The committee heard powerful testimony from Blanca Perez, a Los Angeles mother facing deportation due to an arrest last year for selling ice cream on the street who urged the state to set an example for the rest of the country with the passage of the bill. “Immigrants in Alabama and Arizona are afraid today, but as my experience tells us, immigrants in Los Angeles, here in Sacramento and even in San Francisco, have reason to be afraid as well,” Ms. Perez told the committee. 
 
“Blanca’s story confirms that ICE’s priorities are stunningly out-of-whack,” said Assemblymember Tom Ammiano. “This is something I’d expect in Arizona, not in Los Angeles. Persecuting this courageous, hard-working mom for selling ice cream on the street is a ridiculous waste of resources. Today’s vote recognizes that S-Comm is sabotaging our public safety. The TRUST Act is the solution we need to begin rebuilding the confidence that our local law enforcement worked so hard to build, but that ICE has shattered.”

Today’s decision comes as the Supreme Court continues to mull Arizona’s anti-immigrant SB 1070, which like the controversial S-Comm program entangles local police in federal immigration enforcement. To create a “bright line” between local police and ICE, the TRUST Act would:

  • Set a minimum standard for local governments not to submit to ICE’s requests to detain people for deportation unless the individual has a serious or violent felony conviction.
  • Guard against profiling and wrongful detention of citizens and crime victims and witnesses. Localities that detain individuals with serious convictions for deportation would develop common-sense plans to prevent profiling and wrongful detentions. 

ICE’s latest statistics reveal that unfair deportations under the program continue to skyrocket, and underscore the agency’s continued failure to repair the deeply troubled program: S-Comm has deported 72,694 Californians from its inception through April 30 of this year. About 7 in 10 of those deported either had no convictions or had been apprehended as a result of lower-level offenses – as minor as selling ice cream without a permit. 

Last year, a report by UC Berkeley’s Warren Institute estimated that nationwide, some 3,600 US Citizens were apprehended by ICE due to S-Comm since the program’s start and also found S-Comm was disproportionately targeting Latinos.
 
Under the program, the fingerprints of everyone arrested – even survivors of domestic violence arrested with their abusers – are automatically sent to ICE. Immigration officials then pressure local governments to hold immigrant community members in jail for extra time, at local expense, so that ICE can pick up the individuals for deportation. However, these “hold” requests are clearly voluntary under federal law.

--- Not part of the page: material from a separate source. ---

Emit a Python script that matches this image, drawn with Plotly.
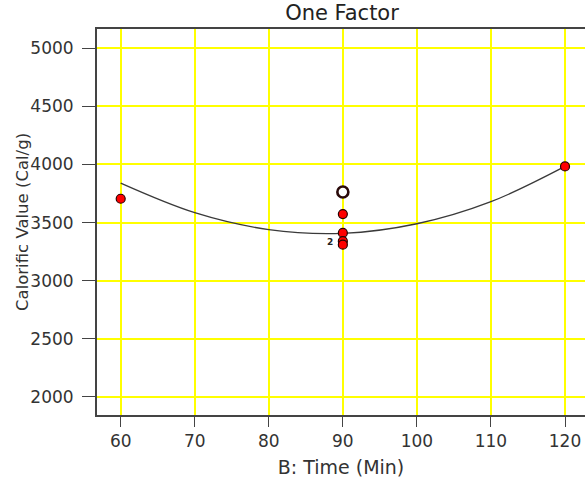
import plotly.graph_objects as go

# Design points (red) and the flagged point (open circle)
time_pts = [60, 90, 90, 90, 90, 120]
cal_pts = [3705, 3573, 3411, 3340, 3310, 3983]
open_time = [90]
open_cal = [3763]

# Model prediction curve
curve_time = [60, 70, 80, 90, 100, 110, 120]
curve_cal = [3839, 3585, 3440, 3408, 3490, 3680, 3983]

x_ticks = [60, 70, 80, 90, 100, 110, 120]
y_ticks = [2000, 2500, 3000, 3500, 4000, 4500, 5000]

font_family = "DejaVu Sans, sans-serif"

fig = go.Figure()
fig.add_trace(go.Scatter(
    x=curve_time, y=curve_cal, mode="lines", line=dict(color="#3a3a3a", width=1.3, shape="spline"),
    hoverinfo="skip", showlegend=False))
fig.add_trace(go.Scatter(
    x=time_pts, y=cal_pts, mode="markers",
    marker=dict(color="#ff0000", size=9, line=dict(color="#2a0000", width=1.2)),
    showlegend=False))
fig.add_trace(go.Scatter(
    x=open_time, y=open_cal, mode="markers",
    marker=dict(color="#ffffff", size=11, line=dict(color="#2a0a0a", width=2.6)),
    showlegend=False))

fig.add_annotation(x=90, y=3340, text="<b>2</b>", showarrow=False, xshift=-13, yshift=-1,
                   font=dict(size=9, color="#222", family=font_family))
fig.add_annotation(xref="paper", yref="paper", x=(22 - 97) / 488, y=0.5, xanchor="center", yanchor="middle",
                   text="Calorific Value (Cal/g)",
                   textangle=-90, showarrow=False, font=dict(size=16.5, color="#333", family=font_family))

fig.update_layout(
    width=585, height=481,
    margin=dict(l=97, r=0, t=29, b=66),
    paper_bgcolor="white", plot_bgcolor="white",
    title=dict(text="One Factor", x=342 / 585, xanchor="center", y=1 - 13 / 481, yanchor="middle",
               font=dict(size=21, color="#222", family=font_family)),
    font=dict(family=font_family, color="#333"),
)
fig.update_xaxes(
    range=[56.8, 122.7], tickvals=x_ticks, ticks="outside", ticklen=10, tickcolor="#444",
    showline=True, linecolor="#444", linewidth=2, mirror=True,
    showgrid=True, gridcolor="#ffff00", gridwidth=1.5, zeroline=False,
    tickfont=dict(size=17, color="#333"),
    title=dict(text="B: Time (Min)", font=dict(size=19, color="#333"), standoff=10),
)
fig.update_yaxes(
    range=[1845, 5165], tickvals=y_ticks, ticks="outside", ticklen=13, tickcolor="#444",
    showline=True, linecolor="#444", linewidth=2, ticklabelstandoff=5,
    showgrid=True, gridcolor="#ffff00", gridwidth=1.5, zeroline=False,
    tickfont=dict(size=17, color="#333"),
)

fig.write_html("out.html", config={"displayModeBar": False},
               post_script="document.body.style.margin='0px';")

Today’s vote falls one week after Washington, DC became the latest in a string of local governments across the country to adopt policies similar to the TRUST Act and also comes days after the California Catholic Conference – which consists of all ten of the state’s Catholic Bis – publicly announced its strong support for the bill.


Over one hundred community members from around the state attended today’s hearing in support of the bill. 

About the TRUST Act: In 2011, the first version of the bill passed both the California Assembly (47-26) and the Senate Public Safety Committee (5-2). The bill originally sought to modify California’s agreement with the federal government over S-Comm to curb the program’s well-documented abuses. However, in a stunning display of bad faith, ICE shredded all state agreements last year, but claimed states still needed to send fingerprints. ICE’s surprise maneuver spurred a months-long process of consultation with groups across the state, resulting in the focus on ICE’s burdensome “hold” requests.